-- Begin --
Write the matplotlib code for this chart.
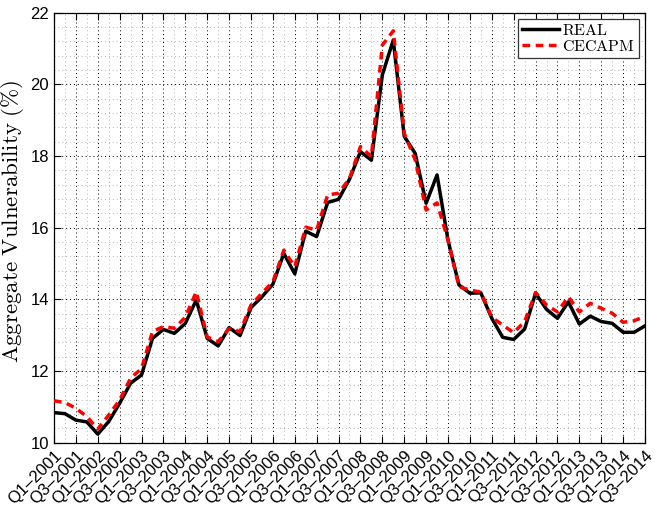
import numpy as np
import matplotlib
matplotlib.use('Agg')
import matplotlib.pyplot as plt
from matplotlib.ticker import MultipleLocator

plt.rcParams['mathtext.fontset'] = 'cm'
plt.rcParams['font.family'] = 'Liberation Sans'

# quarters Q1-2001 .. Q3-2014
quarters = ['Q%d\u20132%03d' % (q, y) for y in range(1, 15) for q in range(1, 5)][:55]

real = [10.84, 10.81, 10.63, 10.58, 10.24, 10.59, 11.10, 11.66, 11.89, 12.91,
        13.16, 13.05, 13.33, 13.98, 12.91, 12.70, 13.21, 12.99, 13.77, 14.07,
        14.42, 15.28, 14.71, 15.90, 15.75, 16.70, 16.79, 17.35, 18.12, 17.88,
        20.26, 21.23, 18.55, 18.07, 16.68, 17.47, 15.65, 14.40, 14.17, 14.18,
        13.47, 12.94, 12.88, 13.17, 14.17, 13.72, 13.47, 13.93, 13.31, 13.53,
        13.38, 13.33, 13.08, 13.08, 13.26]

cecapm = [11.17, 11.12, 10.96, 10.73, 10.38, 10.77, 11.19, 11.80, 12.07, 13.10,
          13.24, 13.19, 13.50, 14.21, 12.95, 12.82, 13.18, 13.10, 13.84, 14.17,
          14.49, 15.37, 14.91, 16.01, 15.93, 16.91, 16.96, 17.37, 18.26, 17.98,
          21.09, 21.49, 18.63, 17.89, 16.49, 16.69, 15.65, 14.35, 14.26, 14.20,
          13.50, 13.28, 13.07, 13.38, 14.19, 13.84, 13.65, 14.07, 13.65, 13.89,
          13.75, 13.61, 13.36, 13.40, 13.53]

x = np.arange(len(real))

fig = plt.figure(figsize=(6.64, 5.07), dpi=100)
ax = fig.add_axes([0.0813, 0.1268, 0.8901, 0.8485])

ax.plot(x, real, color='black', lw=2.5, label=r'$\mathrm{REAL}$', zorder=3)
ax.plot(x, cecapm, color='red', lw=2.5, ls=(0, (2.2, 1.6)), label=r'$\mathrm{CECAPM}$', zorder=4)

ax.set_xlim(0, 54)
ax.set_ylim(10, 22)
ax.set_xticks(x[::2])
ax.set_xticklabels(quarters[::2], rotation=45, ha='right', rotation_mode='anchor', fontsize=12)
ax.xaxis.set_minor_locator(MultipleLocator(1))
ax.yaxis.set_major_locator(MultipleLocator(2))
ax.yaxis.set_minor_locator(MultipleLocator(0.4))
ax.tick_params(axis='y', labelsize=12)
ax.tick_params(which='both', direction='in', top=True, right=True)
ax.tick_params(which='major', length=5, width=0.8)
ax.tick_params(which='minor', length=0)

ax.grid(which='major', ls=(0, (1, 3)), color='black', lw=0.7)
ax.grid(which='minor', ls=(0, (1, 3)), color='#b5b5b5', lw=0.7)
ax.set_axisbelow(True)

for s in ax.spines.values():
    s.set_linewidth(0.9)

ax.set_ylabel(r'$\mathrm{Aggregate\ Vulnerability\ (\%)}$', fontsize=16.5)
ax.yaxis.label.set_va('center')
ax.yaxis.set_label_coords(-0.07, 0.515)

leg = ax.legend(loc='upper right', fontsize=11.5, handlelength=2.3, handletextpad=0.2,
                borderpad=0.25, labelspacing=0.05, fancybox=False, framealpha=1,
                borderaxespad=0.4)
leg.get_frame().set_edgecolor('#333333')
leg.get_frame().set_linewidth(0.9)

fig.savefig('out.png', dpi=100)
-- End --
The exercise: Reproduce only the lines from the beginning of the data through the line that contains "plt.rcParams['font.family'] = 'Liberation", both included, and please drop the pictures.

Full solution:
Write the matplotlib code for this chart.
import numpy as np
import matplotlib
matplotlib.use('Agg')
import matplotlib.pyplot as plt
from matplotlib.ticker import MultipleLocator

plt.rcParams['mathtext.fontset'] = 'cm'
plt.rcParams['font.family'] = 'Liberation Sans'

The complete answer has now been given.